Rows from a dataset of charts and code:
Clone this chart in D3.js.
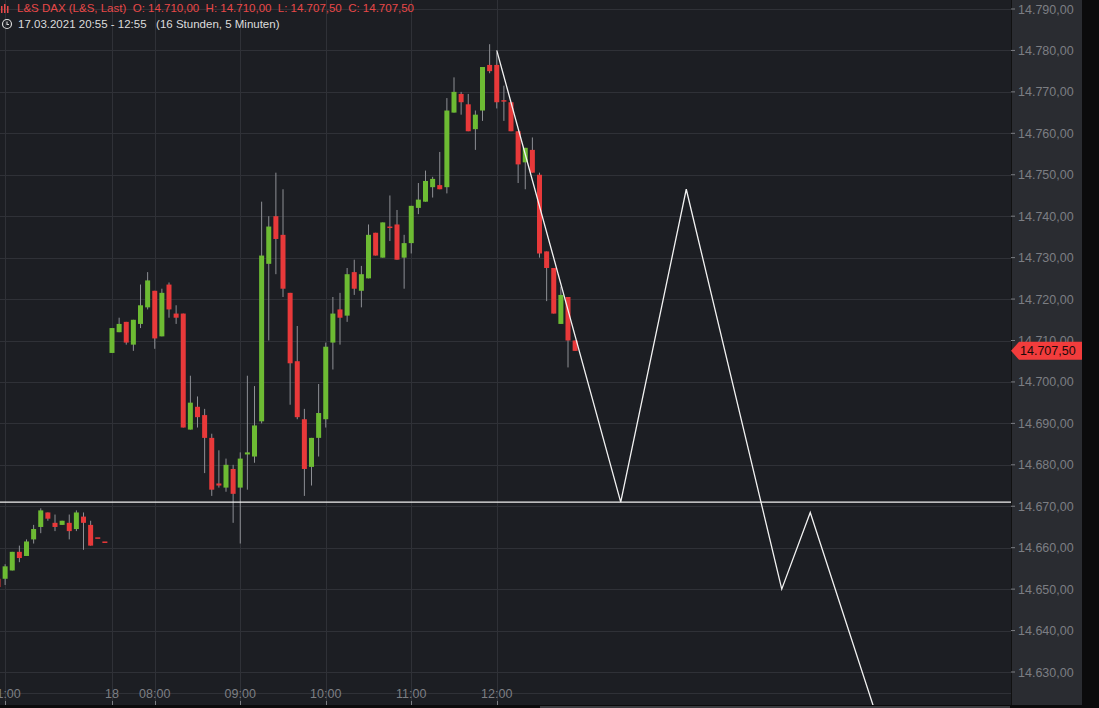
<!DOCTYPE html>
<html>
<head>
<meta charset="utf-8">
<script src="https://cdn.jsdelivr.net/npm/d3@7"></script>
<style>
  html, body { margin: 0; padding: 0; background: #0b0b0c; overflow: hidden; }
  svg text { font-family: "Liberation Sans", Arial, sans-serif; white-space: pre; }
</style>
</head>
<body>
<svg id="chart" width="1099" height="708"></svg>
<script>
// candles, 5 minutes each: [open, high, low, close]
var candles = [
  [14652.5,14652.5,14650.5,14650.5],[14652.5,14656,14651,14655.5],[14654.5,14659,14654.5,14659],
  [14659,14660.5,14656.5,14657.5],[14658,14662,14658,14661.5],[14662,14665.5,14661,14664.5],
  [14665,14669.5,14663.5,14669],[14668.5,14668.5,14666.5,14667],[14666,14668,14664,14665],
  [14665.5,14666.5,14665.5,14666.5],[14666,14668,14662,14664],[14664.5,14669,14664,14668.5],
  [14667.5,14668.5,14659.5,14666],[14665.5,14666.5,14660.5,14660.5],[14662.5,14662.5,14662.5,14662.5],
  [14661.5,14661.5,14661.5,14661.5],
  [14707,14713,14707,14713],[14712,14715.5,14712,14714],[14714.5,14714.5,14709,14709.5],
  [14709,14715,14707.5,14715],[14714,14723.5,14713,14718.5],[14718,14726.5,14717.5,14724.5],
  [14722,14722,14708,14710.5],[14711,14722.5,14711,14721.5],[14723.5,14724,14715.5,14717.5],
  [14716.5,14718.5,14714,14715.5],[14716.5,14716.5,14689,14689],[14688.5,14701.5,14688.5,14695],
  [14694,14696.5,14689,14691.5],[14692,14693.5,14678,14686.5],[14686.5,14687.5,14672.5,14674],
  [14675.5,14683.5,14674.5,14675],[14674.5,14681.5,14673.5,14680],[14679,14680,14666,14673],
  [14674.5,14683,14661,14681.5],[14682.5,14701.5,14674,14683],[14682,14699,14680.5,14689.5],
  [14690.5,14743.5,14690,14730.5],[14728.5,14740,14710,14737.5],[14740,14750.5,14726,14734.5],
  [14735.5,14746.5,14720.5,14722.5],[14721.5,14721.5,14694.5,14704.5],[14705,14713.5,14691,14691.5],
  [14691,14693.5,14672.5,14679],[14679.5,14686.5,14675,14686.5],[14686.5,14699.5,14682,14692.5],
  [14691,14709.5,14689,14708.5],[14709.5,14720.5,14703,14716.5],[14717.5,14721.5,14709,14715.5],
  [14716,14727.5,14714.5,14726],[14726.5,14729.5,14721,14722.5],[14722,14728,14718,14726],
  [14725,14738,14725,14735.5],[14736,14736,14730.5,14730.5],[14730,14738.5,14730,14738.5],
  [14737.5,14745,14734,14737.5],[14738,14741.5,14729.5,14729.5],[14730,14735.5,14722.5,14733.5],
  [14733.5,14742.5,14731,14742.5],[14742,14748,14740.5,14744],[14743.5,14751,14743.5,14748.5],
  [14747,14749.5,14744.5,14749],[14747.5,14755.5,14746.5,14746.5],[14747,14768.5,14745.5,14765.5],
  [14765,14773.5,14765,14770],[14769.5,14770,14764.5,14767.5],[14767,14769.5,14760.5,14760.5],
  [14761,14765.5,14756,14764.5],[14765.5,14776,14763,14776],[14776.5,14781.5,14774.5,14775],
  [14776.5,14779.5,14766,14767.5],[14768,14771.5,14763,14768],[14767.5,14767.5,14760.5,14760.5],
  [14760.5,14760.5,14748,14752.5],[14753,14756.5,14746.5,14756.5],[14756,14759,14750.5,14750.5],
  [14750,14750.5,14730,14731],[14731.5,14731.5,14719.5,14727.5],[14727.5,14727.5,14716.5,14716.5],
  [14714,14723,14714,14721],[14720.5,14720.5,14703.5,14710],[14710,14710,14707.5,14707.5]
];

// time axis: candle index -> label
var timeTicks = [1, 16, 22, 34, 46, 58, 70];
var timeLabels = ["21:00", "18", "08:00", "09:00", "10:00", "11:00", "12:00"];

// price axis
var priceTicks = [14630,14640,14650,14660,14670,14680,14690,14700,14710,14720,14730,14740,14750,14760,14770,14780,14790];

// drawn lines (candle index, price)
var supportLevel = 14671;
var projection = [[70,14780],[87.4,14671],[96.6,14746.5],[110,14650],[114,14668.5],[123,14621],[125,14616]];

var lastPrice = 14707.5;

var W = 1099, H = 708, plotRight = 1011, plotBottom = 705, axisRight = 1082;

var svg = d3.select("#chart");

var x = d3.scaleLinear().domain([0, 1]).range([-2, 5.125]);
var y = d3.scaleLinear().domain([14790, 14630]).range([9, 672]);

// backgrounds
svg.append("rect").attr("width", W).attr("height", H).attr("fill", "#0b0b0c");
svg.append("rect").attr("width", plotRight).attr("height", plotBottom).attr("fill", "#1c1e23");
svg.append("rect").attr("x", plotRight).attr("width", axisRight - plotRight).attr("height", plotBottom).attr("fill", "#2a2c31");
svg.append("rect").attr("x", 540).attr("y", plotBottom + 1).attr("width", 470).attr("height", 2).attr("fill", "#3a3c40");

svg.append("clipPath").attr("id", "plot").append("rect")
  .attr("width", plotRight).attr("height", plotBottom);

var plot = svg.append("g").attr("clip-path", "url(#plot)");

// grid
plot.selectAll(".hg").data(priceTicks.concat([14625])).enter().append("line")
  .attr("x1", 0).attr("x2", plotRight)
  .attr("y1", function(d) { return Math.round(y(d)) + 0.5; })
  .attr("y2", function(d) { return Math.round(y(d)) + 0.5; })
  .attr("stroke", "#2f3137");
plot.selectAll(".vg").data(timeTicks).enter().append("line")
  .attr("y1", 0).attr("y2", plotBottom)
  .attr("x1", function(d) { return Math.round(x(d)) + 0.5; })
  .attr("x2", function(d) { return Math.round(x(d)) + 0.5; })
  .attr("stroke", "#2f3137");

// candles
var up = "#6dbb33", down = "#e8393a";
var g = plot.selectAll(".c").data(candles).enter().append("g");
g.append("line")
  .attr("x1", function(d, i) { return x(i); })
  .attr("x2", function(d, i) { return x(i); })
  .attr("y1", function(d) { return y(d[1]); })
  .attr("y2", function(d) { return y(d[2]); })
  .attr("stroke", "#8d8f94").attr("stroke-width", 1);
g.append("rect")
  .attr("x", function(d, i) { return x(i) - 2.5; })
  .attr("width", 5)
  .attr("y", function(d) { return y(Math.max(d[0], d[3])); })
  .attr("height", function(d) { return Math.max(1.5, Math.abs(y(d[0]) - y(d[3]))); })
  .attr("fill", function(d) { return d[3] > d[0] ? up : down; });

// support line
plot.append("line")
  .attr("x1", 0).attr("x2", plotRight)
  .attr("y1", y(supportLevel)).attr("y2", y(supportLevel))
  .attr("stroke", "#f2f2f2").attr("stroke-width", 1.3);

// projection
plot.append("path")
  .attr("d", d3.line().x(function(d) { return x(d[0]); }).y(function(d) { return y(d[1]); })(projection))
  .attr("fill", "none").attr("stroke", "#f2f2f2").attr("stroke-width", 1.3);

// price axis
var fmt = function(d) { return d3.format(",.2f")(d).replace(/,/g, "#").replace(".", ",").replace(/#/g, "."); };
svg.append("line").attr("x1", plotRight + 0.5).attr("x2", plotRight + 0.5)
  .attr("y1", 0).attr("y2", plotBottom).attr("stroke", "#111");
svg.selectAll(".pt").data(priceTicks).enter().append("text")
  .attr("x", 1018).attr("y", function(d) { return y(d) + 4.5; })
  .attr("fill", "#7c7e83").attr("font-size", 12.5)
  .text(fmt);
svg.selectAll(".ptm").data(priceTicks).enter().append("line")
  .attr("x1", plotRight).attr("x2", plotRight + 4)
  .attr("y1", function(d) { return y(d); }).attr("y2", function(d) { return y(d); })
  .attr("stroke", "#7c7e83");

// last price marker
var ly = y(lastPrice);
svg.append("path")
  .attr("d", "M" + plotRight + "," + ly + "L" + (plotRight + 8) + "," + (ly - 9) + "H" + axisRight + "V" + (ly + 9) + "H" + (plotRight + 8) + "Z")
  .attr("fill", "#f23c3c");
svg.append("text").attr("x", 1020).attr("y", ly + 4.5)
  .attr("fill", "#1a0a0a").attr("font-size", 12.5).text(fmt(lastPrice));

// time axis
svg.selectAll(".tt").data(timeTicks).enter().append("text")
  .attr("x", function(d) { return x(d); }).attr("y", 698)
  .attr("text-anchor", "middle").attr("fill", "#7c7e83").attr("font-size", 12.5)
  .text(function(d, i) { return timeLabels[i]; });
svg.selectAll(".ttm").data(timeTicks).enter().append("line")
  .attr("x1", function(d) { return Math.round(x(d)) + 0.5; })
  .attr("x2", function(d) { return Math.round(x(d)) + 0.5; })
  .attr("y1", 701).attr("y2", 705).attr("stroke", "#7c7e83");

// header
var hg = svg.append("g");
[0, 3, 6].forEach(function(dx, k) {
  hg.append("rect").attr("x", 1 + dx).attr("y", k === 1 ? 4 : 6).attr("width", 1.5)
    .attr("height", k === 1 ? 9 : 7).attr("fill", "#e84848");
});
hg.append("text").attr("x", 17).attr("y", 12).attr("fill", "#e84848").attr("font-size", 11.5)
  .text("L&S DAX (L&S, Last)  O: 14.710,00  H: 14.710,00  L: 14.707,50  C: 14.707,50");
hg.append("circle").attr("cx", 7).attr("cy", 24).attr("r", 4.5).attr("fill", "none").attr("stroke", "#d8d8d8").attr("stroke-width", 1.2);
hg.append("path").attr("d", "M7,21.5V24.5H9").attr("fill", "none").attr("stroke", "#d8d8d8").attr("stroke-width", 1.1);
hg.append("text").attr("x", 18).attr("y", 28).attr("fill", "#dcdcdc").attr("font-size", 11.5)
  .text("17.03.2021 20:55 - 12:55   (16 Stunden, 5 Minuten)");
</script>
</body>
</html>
...
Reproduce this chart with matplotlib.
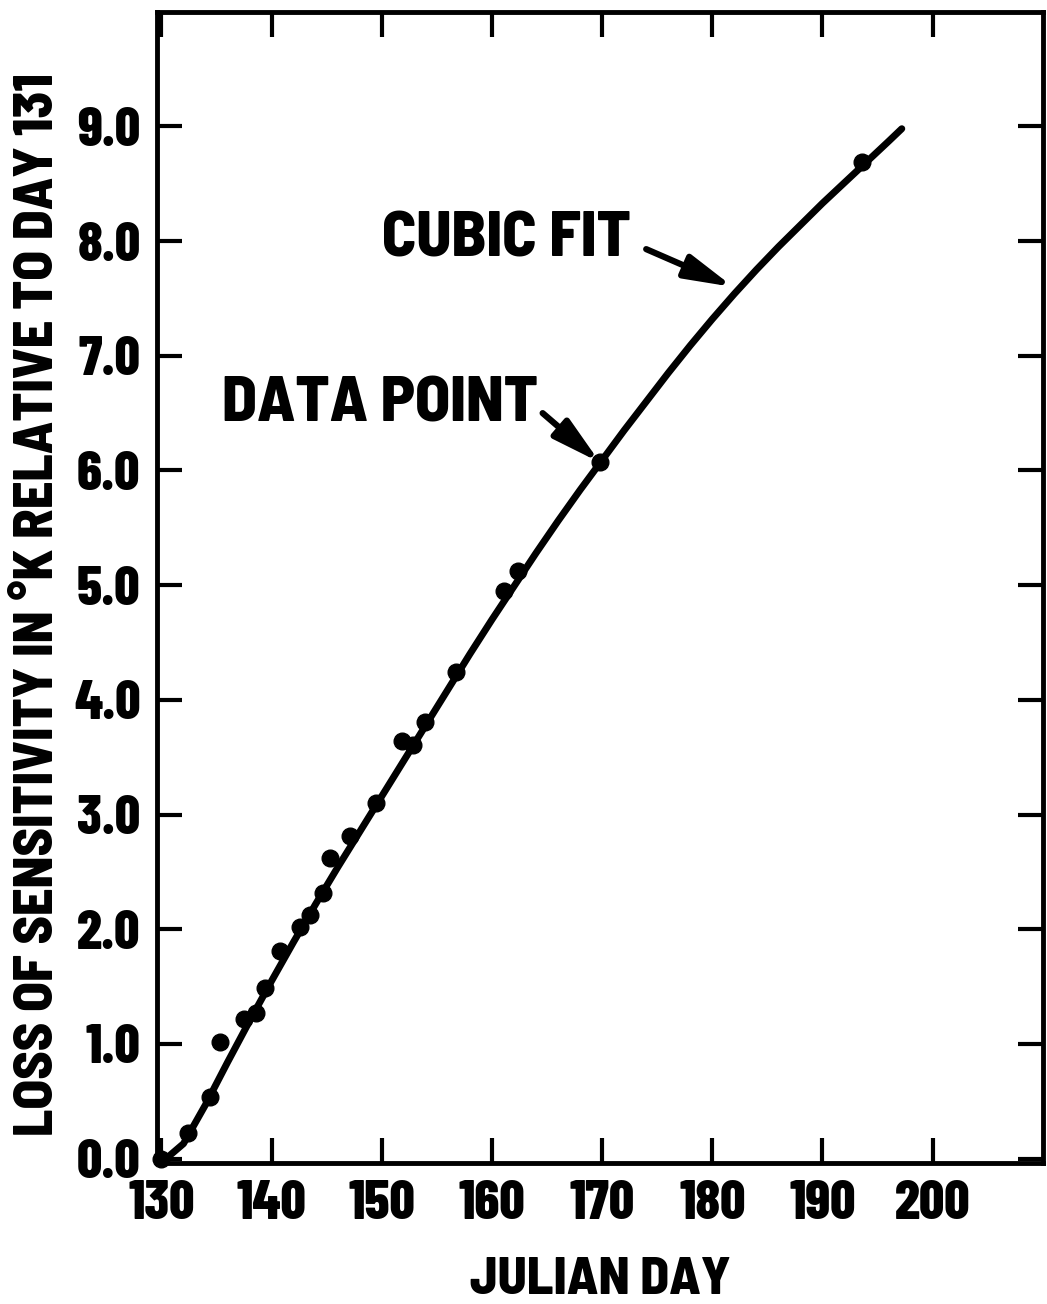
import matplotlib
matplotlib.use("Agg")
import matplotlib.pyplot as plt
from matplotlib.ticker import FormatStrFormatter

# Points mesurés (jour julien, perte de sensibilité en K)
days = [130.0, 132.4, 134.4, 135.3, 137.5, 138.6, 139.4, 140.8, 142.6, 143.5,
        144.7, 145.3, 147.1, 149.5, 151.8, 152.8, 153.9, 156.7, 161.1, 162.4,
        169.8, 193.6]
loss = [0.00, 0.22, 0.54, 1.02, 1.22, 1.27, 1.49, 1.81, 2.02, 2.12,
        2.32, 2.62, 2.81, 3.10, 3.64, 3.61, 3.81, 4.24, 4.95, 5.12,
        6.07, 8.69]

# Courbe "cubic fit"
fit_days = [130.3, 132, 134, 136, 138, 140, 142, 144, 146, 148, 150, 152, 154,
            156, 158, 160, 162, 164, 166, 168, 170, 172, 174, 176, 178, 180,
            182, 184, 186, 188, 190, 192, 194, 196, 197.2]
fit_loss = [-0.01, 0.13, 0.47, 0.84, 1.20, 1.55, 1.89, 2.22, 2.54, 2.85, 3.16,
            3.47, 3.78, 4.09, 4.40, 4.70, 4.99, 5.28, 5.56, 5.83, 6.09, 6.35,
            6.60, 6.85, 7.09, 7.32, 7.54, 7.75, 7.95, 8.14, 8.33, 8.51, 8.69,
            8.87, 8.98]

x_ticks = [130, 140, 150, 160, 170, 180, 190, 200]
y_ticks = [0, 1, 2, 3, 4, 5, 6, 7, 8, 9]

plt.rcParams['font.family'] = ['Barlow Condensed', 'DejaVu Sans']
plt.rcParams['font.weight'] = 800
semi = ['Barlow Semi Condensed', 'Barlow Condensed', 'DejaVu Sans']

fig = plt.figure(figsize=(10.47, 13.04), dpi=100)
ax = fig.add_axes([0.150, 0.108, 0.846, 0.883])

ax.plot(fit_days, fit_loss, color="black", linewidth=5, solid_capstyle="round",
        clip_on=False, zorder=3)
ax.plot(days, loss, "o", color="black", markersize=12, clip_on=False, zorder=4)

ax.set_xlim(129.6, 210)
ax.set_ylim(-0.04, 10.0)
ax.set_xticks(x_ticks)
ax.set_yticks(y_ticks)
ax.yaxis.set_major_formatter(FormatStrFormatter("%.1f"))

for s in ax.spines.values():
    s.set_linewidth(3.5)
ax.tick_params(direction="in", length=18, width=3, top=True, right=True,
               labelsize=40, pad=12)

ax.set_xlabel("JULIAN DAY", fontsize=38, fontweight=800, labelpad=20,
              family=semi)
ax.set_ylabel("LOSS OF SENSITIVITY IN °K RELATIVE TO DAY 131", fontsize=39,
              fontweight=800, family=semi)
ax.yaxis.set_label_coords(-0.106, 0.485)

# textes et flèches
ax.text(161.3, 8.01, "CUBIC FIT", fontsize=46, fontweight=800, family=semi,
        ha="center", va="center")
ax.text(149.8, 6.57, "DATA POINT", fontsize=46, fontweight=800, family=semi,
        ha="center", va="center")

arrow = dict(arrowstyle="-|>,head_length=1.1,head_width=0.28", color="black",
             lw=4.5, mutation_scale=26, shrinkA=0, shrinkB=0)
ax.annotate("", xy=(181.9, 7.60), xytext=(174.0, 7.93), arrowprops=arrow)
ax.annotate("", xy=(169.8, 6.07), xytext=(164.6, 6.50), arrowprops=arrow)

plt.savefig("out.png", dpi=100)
--
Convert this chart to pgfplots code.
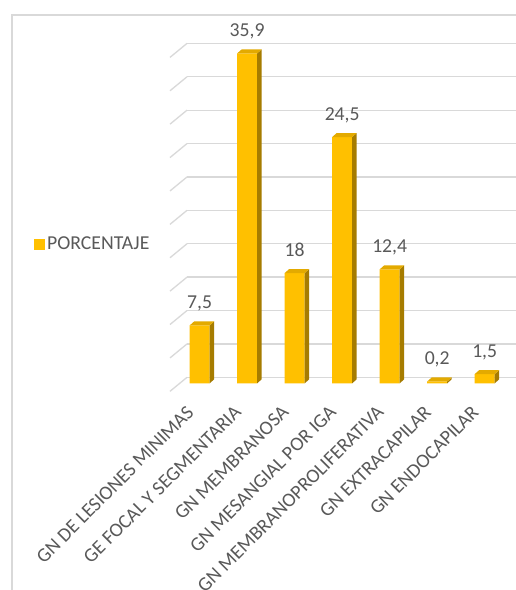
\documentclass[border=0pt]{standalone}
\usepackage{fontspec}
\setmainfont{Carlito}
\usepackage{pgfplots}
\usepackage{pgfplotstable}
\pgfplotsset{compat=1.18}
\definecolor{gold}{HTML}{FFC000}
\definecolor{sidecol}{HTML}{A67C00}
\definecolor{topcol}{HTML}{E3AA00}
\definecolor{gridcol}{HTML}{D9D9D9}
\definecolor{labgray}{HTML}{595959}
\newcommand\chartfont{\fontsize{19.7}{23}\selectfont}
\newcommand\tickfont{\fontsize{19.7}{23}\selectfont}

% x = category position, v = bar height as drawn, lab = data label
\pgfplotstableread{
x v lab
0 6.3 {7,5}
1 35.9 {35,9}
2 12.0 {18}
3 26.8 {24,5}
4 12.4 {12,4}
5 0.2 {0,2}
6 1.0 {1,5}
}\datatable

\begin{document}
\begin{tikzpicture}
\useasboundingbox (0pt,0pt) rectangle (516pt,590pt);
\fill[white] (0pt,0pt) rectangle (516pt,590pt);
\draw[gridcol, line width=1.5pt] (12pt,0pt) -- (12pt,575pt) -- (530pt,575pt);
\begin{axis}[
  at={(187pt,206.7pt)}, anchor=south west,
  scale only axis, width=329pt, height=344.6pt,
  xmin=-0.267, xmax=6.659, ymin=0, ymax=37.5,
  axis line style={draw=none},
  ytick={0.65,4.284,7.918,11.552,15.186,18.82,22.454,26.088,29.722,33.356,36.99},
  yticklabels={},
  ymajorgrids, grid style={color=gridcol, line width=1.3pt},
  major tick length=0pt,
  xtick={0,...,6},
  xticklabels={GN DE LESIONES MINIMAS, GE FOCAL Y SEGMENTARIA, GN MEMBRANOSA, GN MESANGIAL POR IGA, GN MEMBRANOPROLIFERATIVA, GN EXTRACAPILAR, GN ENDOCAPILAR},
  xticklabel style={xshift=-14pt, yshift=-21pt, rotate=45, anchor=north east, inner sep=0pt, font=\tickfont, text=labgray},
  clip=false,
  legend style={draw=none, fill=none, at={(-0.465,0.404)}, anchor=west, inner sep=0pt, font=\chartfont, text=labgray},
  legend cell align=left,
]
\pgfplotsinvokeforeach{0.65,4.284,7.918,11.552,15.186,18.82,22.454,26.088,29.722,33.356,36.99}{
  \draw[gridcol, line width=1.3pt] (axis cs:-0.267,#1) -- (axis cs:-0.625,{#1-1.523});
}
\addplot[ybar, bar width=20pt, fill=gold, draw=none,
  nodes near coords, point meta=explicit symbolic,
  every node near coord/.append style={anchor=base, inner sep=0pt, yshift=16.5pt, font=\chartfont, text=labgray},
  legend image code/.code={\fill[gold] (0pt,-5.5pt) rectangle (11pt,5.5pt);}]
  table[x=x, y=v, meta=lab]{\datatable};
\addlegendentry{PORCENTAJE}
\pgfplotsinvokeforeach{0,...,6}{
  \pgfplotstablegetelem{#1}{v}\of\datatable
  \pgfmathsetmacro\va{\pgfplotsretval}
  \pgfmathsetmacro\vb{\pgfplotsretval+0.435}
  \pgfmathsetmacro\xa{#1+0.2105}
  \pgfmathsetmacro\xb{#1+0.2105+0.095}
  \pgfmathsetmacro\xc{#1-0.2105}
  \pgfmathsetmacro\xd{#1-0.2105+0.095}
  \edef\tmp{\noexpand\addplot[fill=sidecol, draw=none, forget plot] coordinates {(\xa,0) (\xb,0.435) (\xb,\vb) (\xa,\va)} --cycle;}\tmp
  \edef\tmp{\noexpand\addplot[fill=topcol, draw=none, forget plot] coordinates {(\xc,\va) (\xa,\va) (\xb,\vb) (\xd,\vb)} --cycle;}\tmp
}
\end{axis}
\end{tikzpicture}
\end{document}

Problem details => Write out word for word the lines above that run from the one with "Reproduce this chart with matplotlib." to the one with "from matplotlib.ticker import". Include both end lines; exclude the images.

Answer in full =>
Reproduce this chart with matplotlib.
import matplotlib
matplotlib.use("Agg")
import matplotlib.pyplot as plt
from matplotlib.ticker import FormatStrFormatter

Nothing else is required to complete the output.